Note: I left the following tables alone: VCI_AGING-SNAPSHOTS ,VCI_BASELINES,VCI_BUNDLE_KEYS, VCI_CONTENT_KEYS, VCI_LOCALES, VCI_PLATFORMS, VCI_REMEDIATION_HISTORY, VCI_RESTORING_TEMPLATES, VCI_RUNNING_VC_TASKS, VCI_SCANHISTORY, VCI_SEQUENCE,VCI_TARGET_BASELINES, VCI_TESTFILES, VCI_UPDATE_BASELINES, VCI_VERSION

After that I restarted the Update manager andmanually triggered a download signatures This step continued to run for quite a long time (over the weekend). This morning I saw several gigabytes of patches downloaded and was able to "scan for updates" successfully (this did not work anymore due to the missing patches on the filesystem). I have triggered a Remediation task for tonight, as I can not have downtime during the day today. As there have been new patches released on the weekend, which need "maintenance mode" and reboot of the ESX servers, I will have the final check tomorrow morning.

Please note: The above is just what I did and seems to work for me. I would not recomment this solution.

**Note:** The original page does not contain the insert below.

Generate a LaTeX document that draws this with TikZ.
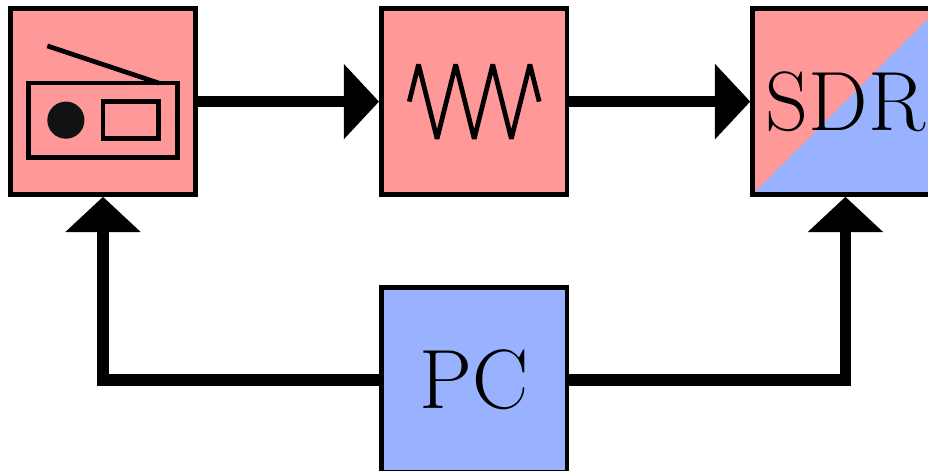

I consider it risky to directly go to a database, so I don't consider this a good approach. But as we have a simple test-lab environment the worst that could happen would be to de-install Update Manager and re-install it. Therefor I decided to take this risk. I would not want to do this on a critical production environment. So deleting the table-content only took me ~5 minutes and then re-downloading ran over the weekend.